**Task description**
Return each line of the records holding the string "chart".

**Records provided**

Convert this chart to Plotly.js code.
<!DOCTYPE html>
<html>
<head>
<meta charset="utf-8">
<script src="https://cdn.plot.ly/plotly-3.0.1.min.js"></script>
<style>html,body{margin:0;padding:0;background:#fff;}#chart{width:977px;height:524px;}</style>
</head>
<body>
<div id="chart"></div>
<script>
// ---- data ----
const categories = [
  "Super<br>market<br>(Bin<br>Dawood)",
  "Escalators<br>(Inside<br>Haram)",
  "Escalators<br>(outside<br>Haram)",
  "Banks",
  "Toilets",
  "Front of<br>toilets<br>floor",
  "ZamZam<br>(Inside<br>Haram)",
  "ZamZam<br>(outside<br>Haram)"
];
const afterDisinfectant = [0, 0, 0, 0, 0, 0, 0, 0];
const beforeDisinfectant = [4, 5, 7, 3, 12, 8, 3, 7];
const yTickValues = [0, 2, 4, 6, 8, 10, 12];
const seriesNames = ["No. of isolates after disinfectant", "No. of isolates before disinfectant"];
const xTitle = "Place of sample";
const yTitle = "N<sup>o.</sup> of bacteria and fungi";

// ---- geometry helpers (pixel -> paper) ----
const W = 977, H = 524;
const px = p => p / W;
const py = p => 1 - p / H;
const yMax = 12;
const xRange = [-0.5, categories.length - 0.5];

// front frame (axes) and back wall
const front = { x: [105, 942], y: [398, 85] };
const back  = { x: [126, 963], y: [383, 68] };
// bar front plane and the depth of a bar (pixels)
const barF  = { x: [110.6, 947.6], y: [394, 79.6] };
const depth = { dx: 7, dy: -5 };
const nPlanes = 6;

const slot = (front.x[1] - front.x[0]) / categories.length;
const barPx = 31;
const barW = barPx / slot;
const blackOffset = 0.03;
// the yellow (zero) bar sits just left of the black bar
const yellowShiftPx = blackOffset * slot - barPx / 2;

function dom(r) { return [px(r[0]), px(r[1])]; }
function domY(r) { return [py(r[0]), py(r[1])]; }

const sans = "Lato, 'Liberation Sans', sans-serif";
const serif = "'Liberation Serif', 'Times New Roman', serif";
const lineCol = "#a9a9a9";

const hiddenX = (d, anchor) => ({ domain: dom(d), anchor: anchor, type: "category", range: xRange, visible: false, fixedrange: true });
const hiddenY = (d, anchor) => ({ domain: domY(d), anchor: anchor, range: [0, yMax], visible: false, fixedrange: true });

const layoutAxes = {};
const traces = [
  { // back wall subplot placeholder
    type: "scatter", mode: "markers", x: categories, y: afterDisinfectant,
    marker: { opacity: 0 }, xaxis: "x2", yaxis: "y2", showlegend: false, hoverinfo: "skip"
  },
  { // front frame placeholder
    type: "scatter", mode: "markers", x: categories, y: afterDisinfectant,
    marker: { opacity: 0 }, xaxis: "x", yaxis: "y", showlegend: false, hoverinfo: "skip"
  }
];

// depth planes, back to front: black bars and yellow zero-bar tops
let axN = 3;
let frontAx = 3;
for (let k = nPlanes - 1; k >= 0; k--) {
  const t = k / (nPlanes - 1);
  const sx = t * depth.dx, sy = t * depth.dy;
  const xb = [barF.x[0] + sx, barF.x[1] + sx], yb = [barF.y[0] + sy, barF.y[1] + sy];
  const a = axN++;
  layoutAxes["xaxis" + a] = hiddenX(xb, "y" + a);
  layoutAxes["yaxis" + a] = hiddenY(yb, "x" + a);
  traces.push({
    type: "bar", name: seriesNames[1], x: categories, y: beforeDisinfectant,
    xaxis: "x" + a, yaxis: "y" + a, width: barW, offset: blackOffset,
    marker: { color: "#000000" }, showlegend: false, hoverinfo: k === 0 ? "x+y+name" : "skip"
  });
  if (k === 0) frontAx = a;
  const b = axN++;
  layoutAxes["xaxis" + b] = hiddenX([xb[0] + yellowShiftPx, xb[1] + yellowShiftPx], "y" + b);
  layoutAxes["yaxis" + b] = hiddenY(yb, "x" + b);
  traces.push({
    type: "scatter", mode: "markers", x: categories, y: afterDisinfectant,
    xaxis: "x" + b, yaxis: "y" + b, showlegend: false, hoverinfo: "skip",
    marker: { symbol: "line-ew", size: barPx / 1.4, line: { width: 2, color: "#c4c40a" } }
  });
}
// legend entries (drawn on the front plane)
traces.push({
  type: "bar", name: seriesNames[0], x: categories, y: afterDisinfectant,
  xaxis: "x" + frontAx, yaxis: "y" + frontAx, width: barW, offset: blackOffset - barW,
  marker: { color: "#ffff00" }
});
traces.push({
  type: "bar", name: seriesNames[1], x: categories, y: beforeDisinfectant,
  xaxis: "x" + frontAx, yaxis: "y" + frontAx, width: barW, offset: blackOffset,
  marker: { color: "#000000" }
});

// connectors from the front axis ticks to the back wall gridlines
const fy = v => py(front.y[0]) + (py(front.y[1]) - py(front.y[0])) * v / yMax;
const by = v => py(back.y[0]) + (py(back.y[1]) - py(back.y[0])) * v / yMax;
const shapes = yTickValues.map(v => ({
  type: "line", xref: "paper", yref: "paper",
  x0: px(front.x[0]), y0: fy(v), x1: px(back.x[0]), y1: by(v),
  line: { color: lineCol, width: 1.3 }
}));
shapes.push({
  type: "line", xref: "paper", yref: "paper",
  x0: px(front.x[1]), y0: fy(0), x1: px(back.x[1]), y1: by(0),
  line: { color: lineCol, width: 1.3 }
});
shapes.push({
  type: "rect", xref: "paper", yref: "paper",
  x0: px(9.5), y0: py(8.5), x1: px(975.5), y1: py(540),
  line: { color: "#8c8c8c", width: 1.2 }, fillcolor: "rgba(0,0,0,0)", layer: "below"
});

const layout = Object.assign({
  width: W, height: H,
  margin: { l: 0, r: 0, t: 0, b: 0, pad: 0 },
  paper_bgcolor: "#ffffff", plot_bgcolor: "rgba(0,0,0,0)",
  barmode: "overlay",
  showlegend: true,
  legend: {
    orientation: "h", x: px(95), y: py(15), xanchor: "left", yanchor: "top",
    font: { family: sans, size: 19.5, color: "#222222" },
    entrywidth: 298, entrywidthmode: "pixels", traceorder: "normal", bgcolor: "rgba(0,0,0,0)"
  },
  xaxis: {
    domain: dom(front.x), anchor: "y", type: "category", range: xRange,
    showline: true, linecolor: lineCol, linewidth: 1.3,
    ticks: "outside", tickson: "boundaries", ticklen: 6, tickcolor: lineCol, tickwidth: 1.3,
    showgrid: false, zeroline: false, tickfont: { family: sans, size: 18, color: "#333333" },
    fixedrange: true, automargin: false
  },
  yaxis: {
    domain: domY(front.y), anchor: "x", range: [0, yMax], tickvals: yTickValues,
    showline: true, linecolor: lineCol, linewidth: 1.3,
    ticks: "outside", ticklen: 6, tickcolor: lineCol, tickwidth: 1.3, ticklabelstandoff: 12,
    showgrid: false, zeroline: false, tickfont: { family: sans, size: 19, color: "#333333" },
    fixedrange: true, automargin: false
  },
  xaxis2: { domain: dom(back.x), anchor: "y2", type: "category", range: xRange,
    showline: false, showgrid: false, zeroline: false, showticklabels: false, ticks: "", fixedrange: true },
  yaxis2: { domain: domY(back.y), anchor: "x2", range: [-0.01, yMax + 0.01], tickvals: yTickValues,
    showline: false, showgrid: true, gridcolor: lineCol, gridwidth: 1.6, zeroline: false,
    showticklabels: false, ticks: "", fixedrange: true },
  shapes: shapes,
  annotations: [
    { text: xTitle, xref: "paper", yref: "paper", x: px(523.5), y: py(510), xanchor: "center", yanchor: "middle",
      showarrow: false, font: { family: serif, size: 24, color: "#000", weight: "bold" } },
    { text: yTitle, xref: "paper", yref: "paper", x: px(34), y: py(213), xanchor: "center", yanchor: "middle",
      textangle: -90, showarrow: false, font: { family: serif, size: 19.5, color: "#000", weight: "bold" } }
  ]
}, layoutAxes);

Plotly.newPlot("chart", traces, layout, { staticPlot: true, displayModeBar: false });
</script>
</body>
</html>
...
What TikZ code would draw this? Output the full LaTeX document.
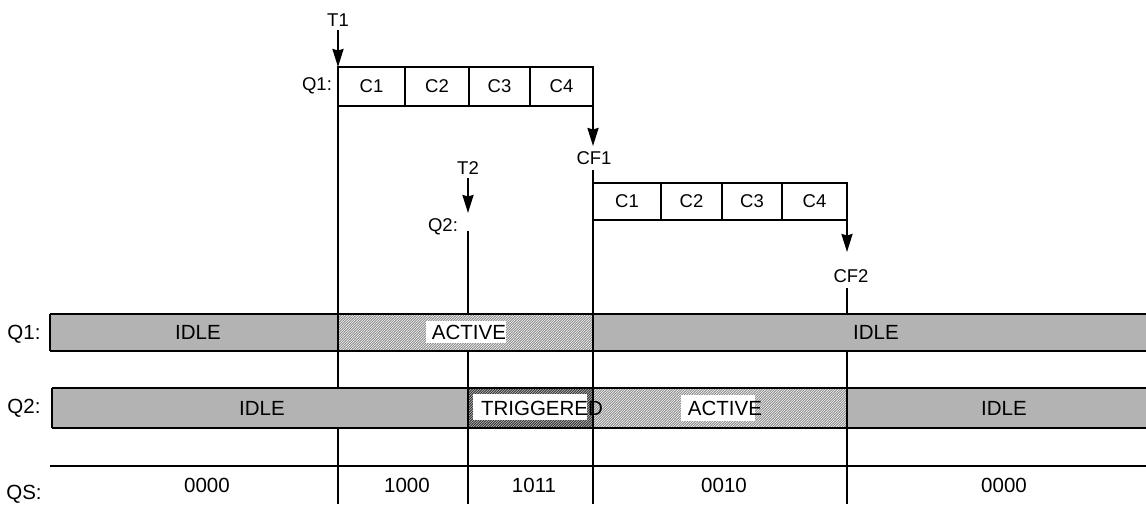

**Full solution**
Convert this chart to Plotly.js code.
<style>html,body{margin:0;padding:0;background:#fff;}#chart{width:977px;height:524px;}</style>
<div id="chart"></div>
Plotly.newPlot("chart", traces, layout, { staticPlot: true, displayModeBar: false });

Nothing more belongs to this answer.